- **What you should do**:
Write out the material exactly, without any of its pictures.

- **Raw data**:

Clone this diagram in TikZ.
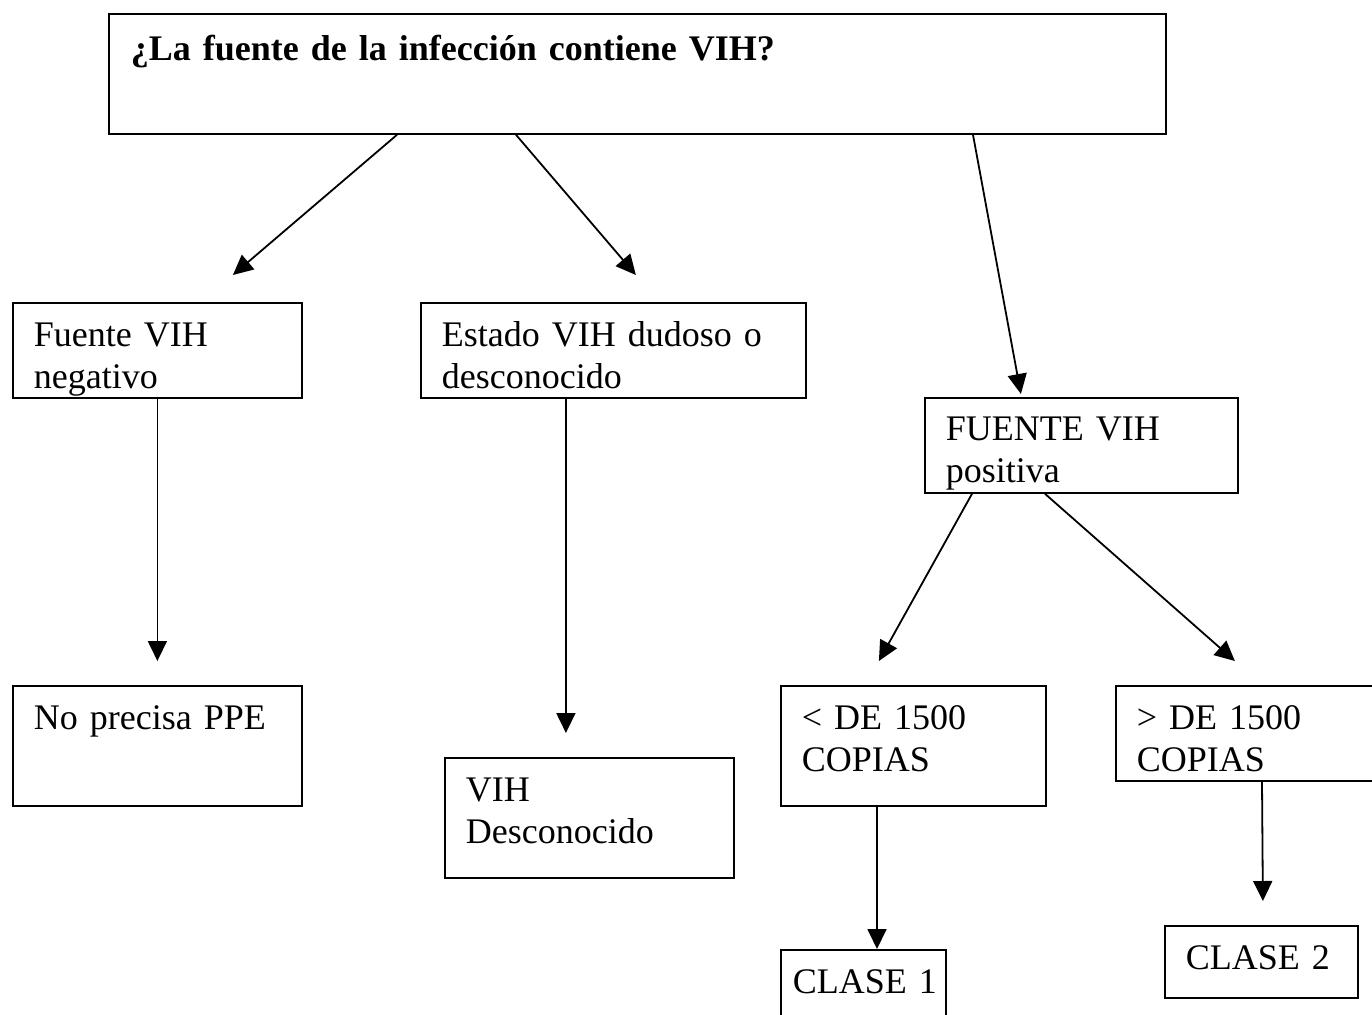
\documentclass[tikz,border=0pt]{standalone}
\usepackage{fontspec}
\setmainfont{Liberation Serif}
\usetikzlibrary{arrows.meta}

\begin{document}
\begin{tikzpicture}[
    x=0.5pt, y=-0.5pt,
    >={Triangle[length=10pt, width=9.5pt]},
    caja/.style={draw, line width=0.9pt, rectangle, anchor=north west, align=left,
        inner xsep=10.5pt, inner ysep=0pt, font=\fontsize{18}{21}\selectfont},
    flecha/.style={->, line width=0.9pt}
]
\useasboundingbox (0,0) rectangle (1372,1014);
\clip (0,0) rectangle (1372,1014);

% Arriba: la pregunta
\node[caja, inner xsep=11pt, text width=506.5pt, text height=23.5pt, text depth=36.5pt,
      font=\fontsize{18}{21}\selectfont\bfseries] (fuente) at (108,13) {
    ¿La fuente de la infección contiene VIH?
};

% Segundo nivel
\node[caja, text width=123.5pt, text height=22pt, text depth=25.5pt] (negativo) at (12,302) {
    Fuente VIH\\negativo
};
\node[caja, text width=171.5pt, text height=22pt, text depth=25.5pt] (dudoso) at (420,302) {
    Estado VIH dudoso o\\desconocido
};
\node[caja, text width=135.5pt, text height=21.5pt, text depth=26pt] (positiva) at (924,397) {
    FUENTE VIH\\positiva
};
\draw[flecha] ([shift={(289,0)}]fuente.south west) -- ([shift={(75.5,-27)}]negativo.north);
\draw[flecha] ([shift={(408,0)}]fuente.south west) -- ([shift={(22.5,-27)}]dudoso.north);
\draw[flecha] ([shift={(865,0)}]fuente.south west) -- ([shift={(-60.5,-3)}]positiva.north);

% Tercer nivel
\node[caja, text width=123.5pt, text height=22pt, text depth=38pt] (noppe) at (12,685) {
    No precisa PPE
};
\node[caja, text width=123.5pt, text height=22pt, text depth=38pt] (desconocido) at (444,757) {
    VIH\\Desconocido
};
\node[caja, text width=111.5pt, text height=22pt, text depth=38pt] (menos) at (780,685) {
    < DE 1500\\COPIAS
};
\node[caja, text width=107.5pt, text height=22pt, text depth=25.5pt] (mas) at (1115,685) {
    > DE 1500\\COPIAS
};
\draw[flecha] (negativo.south) -- ([shift={(0,-24)}]noppe.north);
\draw[flecha] ([shift={(146,0)}]dudoso.south west) -- ([shift={(-23.5,-24)}]desconocido.north);
\draw[flecha] ([shift={(48,0)}]positiva.south west) -- ([shift={(-34.5,-24)}]menos.north);
\draw[flecha] ([shift={(121,0)}]positiva.south west) -- ([shift={(-9.5,-24)}]mas.north);

% Clases
\node[caja, inner xsep=6pt, text width=70.5pt, text height=22pt, text depth=18pt] (clase1) at (780,949) {
    CLASE~1
};
\node[caja, text width=75.5pt, text height=22pt, text depth=14pt] (clase2) at (1164,925) {
    CLASE 2
};
\draw[flecha] ([shift={(97,0)}]menos.south west) -- ([shift={(97,0)}]clase1.north west);
\draw[flecha] ([shift={(147,0)}]mas.south west) -- ([shift={(1.5,-24)}]clase2.north);

\end{tikzpicture}
\end{document}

- **Response to this exercise**:
Clone this diagram in TikZ.
\documentclass[tikz,border=0pt]{standalone}
\usepackage{fontspec}
\setmainfont{Liberation Serif}
\usetikzlibrary{arrows.meta}

\begin{document}
\begin{tikzpicture}[
    x=0.5pt, y=-0.5pt,
    >={Triangle[length=10pt, width=9.5pt]},
    caja/.style={draw, line width=0.9pt, rectangle, anchor=north west, align=left,
        inner xsep=10.5pt, inner ysep=0pt, font=\fontsize{18}{21}\selectfont},
    flecha/.style={->, line width=0.9pt}
]
\useasboundingbox (0,0) rectangle (1372,1014);
\clip (0,0) rectangle (1372,1014);

% Arriba: la pregunta
\node[caja, inner xsep=11pt, text width=506.5pt, text height=23.5pt, text depth=36.5pt,
      font=\fontsize{18}{21}\selectfont\bfseries] (fuente) at (108,13) {
    ¿La fuente de la infección contiene VIH?
};

% Segundo nivel
\node[caja, text width=123.5pt, text height=22pt, text depth=25.5pt] (negativo) at (12,302) {
    Fuente VIH\\negativo
};
\node[caja, text width=171.5pt, text height=22pt, text depth=25.5pt] (dudoso) at (420,302) {
    Estado VIH dudoso o\\desconocido
};
\node[caja, text width=135.5pt, text height=21.5pt, text depth=26pt] (positiva) at (924,397) {
    FUENTE VIH\\positiva
};
\draw[flecha] ([shift={(289,0)}]fuente.south west) -- ([shift={(75.5,-27)}]negativo.north);
\draw[flecha] ([shift={(408,0)}]fuente.south west) -- ([shift={(22.5,-27)}]dudoso.north);
\draw[flecha] ([shift={(865,0)}]fuente.south west) -- ([shift={(-60.5,-3)}]positiva.north);

% Tercer nivel
\node[caja, text width=123.5pt, text height=22pt, text depth=38pt] (noppe) at (12,685) {
    No precisa PPE
};
\node[caja, text width=123.5pt, text height=22pt, text depth=38pt] (desconocido) at (444,757) {
    VIH\\Desconocido
};
\node[caja, text width=111.5pt, text height=22pt, text depth=38pt] (menos) at (780,685) {
    < DE 1500\\COPIAS
};
\node[caja, text width=107.5pt, text height=22pt, text depth=25.5pt] (mas) at (1115,685) {
    > DE 1500\\COPIAS
};
\draw[flecha] (negativo.south) -- ([shift={(0,-24)}]noppe.north);
\draw[flecha] ([shift={(146,0)}]dudoso.south west) -- ([shift={(-23.5,-24)}]desconocido.north);
\draw[flecha] ([shift={(48,0)}]positiva.south west) -- ([shift={(-34.5,-24)}]menos.north);
\draw[flecha] ([shift={(121,0)}]positiva.south west) -- ([shift={(-9.5,-24)}]mas.north);

% Clases
\node[caja, inner xsep=6pt, text width=70.5pt, text height=22pt, text depth=18pt] (clase1) at (780,949) {
    CLASE~1
};
\node[caja, text width=75.5pt, text height=22pt, text depth=14pt] (clase2) at (1164,925) {
    CLASE 2
};
\draw[flecha] ([shift={(97,0)}]menos.south west) -- ([shift={(97,0)}]clase1.north west);
\draw[flecha] ([shift={(147,0)}]mas.south west) -- ([shift={(1.5,-24)}]clase2.north);

\end{tikzpicture}
\end{document}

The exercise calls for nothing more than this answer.